On nous demande d’élaborer nos méth­odes tac­tiques en fonc­tion d’une « crise économique chronique » à venir, mal­gré le fait qu’aucune crise sem­blable n’a eu lieu depuis trente ans [[Les marx­istes ne par­lent plus beau­coup aujourd’hui ouverte­ment de « crise (économique) chronique du cap­i­tal­isme » — bien que ce con­cept soit le point cen­tral des théories économiques du marx­isme vul­gaire.]]. On nous demande d’accepter une « dic­tature du pro­lé­tari­at » — une « longue péri­ode de tran­si­tion » dont la fonc­tion n’est pas sim­ple­ment de sup­primer les con­tre-révo­lu­tion­naires, mais surtout de dévelop­per une tech­nolo­gie d’abondance — alors que cette tech­nolo­gie existe déjà. On nous demande d’orienter nos « straté­gies » et nos « tac­tiques » en fonc­tion de la pau­vreté et de la mis­ère matérielle, à une époque où les sen­ti­ments révo­lu­tion­naires sont engen­drés par la banal­ité de la vie dans des con­di­tions d’abondance matérielle. On nous demande d’établir des par­tis poli­tiques, des organ­i­sa­tions cen­tral­isées, des hiérar­chies et des élites « révo­lu­tion­naires », et un nou­v­el État, à une époque où les insti­tu­tions poli­tiques en tant que telles sont sur leur déclin, et où la cen­tral­i­sa­tion, la hiérar­chie, l’élitisme et l’État sont remis en ques­tion à une échelle jamais atteinte aupar­a­vant dans l’histoire de la société de pro­priété privée.

On nous demande, en bref, de revenir au passé, de rapetiss­er au lieu de grandir, de faire entr­er de force la réal­ité pal­pi­tante d’aujourd’hui, avec ses espoirs et ses promess­es, dans le moule débil­i­tant des pré­con­cep­tions d’une époque dépassée. On nous demande de nous appuy­er sur des principes qui ont été tran­scendés, non seule­ment théorique­ment, mais par le développe­ment même de la société. L’Histoire n’est pas restée immo­bile depuis que Marx, Engels, Lénine et Trot­sky sont morts ; elle n’a pas non plus suivi la direc­tion sim­pliste qui avait été prévue par des penseurs — aus­si bril­lants qu’ils fussent — dont l’esprit était enrac­iné dans le dix-neu­vième siè­cle ou les pre­mières années du vingtième. Nous avons vu le cap­i­tal­isme réalis­er lui-même de nom­breuses tâch­es qui étaient impar­ties au social­isme (le développe­ment d’une tech­nolo­gie d’abondance); nous l’avons vu « nation­alis­er » des pro­priétés, fon­dre l’économie et l’État là où cela était néces­saire. Nous avons vu la classe ouvrière neu­tral­isée en tant qu’«agent du change­ment révo­lu­tion­naire », mal­gré une lutte, con­stante, dans un cadre bour­geois pour des salaires plus élevés, des horaires plus courts et des béné­fices « soci­aux ». [[Ces « miettes », dit Lénine, per­me­t­tant pro­vi­soire­ment de cor­rompre une frange du pro­lé­tari­at : l’ « aris­to­cratie ouvrière ».]]

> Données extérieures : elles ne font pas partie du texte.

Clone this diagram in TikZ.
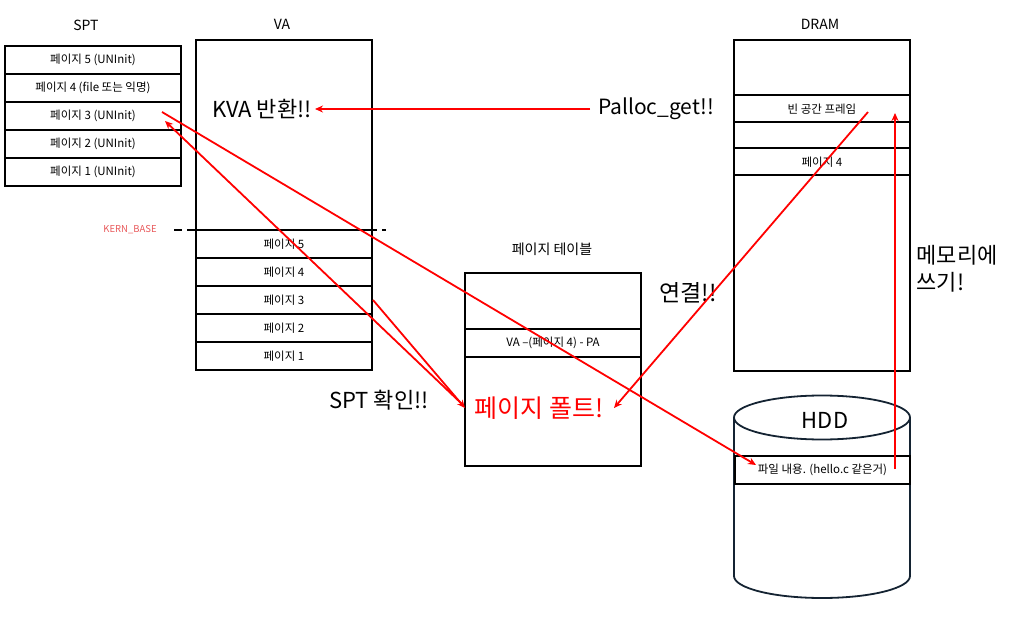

La lutte des class­es dans le sens clas­sique n’a pas dis­paru ; elle a subi un sort bien plus mor­bide en étant coop­tée dans le cap­i­tal­isme. La lutte révo­lu­tion­naire dans les pays cap­i­tal­istes avancés s’est déplacée vers un ter­rain his­torique­ment nou­veau : une lutte entre une généra­tion jeune qui n’a pas con­nu de crise économique chronique et la cul­ture, les valeurs et les insti­tu­tions d’une généra­tion plus vieille et con­ser­va­trice dont les per­spec­tives de vie ont été for­mées par la pénurie, la cul­pa­bil­ité, la renon­ci­a­tion, l’éthique du tra­vail et la pour­suite de la sécu­rité matérielle. Nos enne­mis ne sont pas seule­ment la haute bour­geoisie, et l’appareil d’État, mais aus­si tout un courant qui trou­ve son sou­tien chez les libéraux, les soci­aux-démoc­rates, les putes des media cor­rom­pus, les par­tis « révo­lu­tion­naires » du passé, et aus­si pénible que cela puisse paraître aux acolytes du marx­isme, les ouvri­ers dom­inés par la hiérar­chie de l’usine, par la rou­tine indus­trielle et par l’éthique du tra­vail. Les divi­sions recoupent aujourd’hui toutes les class­es tra­di­tion­nelles. Elles soulèvent un éven­tail de prob­lèmes qu’aucun marx­iste, s’appuyant sur des analo­gies avec les sociétés de pénurie, ne pou­vait prévoir.